Interval metering provides accurate and transparent information necessary to support efficient new entry to the National Electricity Market, and the development of innovative and vigorous retail competition. However, cost-effective interval metering solutions are not yet available and may take some time to develop. Although concerns about cost and cost recovery may be addressed quickly, interval metering development and rollout has the capacity to significantly delay the implementation of full retail contestability.

The alternative approach of profiling involves developing sophisticated algorithms to estimate consumption. Profiling solutions can range in complexity from net system profiles through to more complex customer class profiles. Profiles can be developed on the basis of consumption/ load or cost. Profiling could be implemented quickly and may be a relatively cheap alternative to interval metering. However, profiling by its nature is less accurate than interval metering and may involve allocative cross-subsidies between users.

Interval metering is consistent with the requirements of the National Measurement Act 1960. Cost profiling is also likely to be consistent with the requirements of the National Measurement Act 1960. My Department is currently in the process of establishing whether load profiling is consistent with the Act.

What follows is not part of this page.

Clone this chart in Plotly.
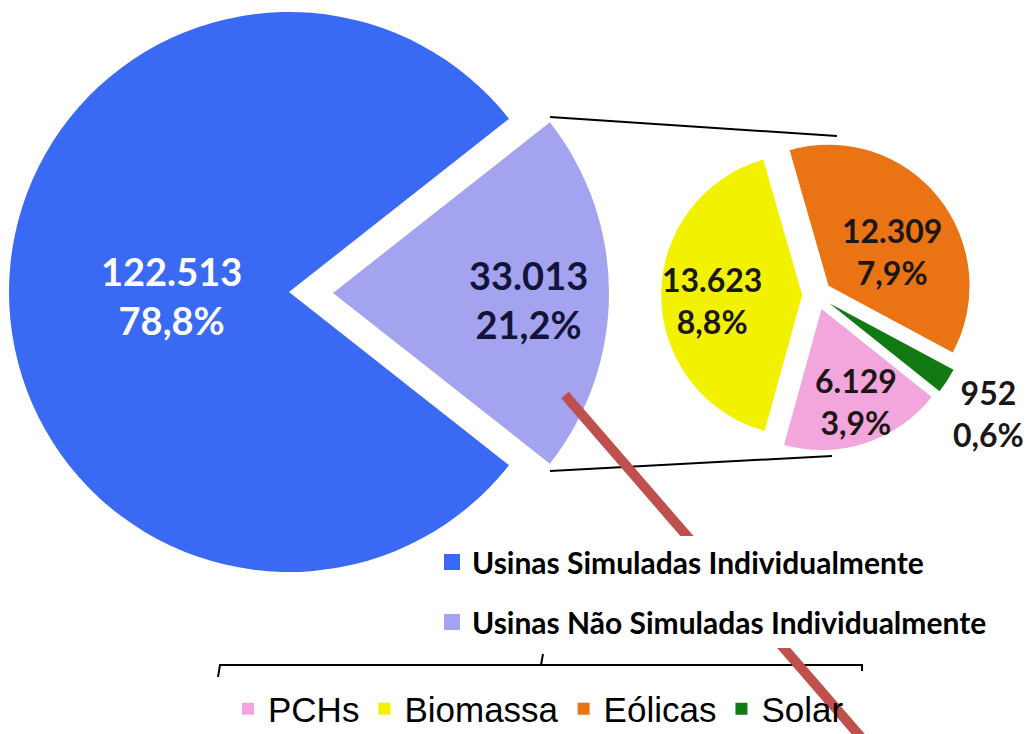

(6) The Victorian and New South Wales Governments have sought clarification regarding the operation of the National Measurement Act 1960. They informally raised the possibility of amending the Act or developing regulations to clarify the legality of using profiling under the National Measurement Act 1960. At this stage no formal request has been received.

(7) No undertakings, beyond a willingness to consider the issue, have been provided by the Commonwealth concerning the interrelationship between the National Measurement Act 1960 and the introduction of full retail competition in the electricity sector.

(8) The Energy Action Group has represented consumer interests in relation to implementing full retail contestability through its membership on the National Electricity Market Settlements and Transfer Committee (NEMSAT). NEMSAT is advising the NSW and Victorian governments on the implementation of full retail contestability, particularly as it relates to the development of systems and processes to facilitate customer choice. The Australian Competition and Consumer Commission is also an observer on this Committee.

Consumer interests are protected in the National Electricity Market by provisions included in the National Electricity Code (Code) as well as licensing requirements in each jurisdiction. The Code defines the rights and obligations of participants within the National Electricity Market. All proposed changes to the Code must follow a well-defined Code change process that requires public notification of all proposals, as well as a public consultation process. Any interested party may submit a proposal for a Code change as well as a submission on any proposed Code change. Proposals for Code changes are considered by the National Electricity Code Administrator in the first instance and then may be referred to the ACCC for a final determination. All submissions received through the public consultation process, as well as the final recommendations to the ACCC, are publicly available. The ACCC considers the recommendations having regard to its previous determinations, the likely competition effects with regard to the Trade Practices Act 1974 and the net public benefits of the proposal.

The National Electricity Code Administrator launched a review of end-user advocacy in March 2000. Implementation of the recommendations from the review of end-user advocacy are expected in early 2001. Issues to be covered by the review include:

- Potential amendments to the Code to ensure effective opportunity for end-user involvement

- Appropriate provision of information and the practices and procedures of NECA and NEMMCO to facilitate end-user advocacy.

- Scope for improved organisational and representational arrangements on behalf of end users

(9) As for all industries, the electricity industry interacts with the National Measurement Act 1960 through the validation and certification of meters used in the industry. The National Standards Commission has identified the monitoring of meters in the electricity industry as a priority project in its current work program.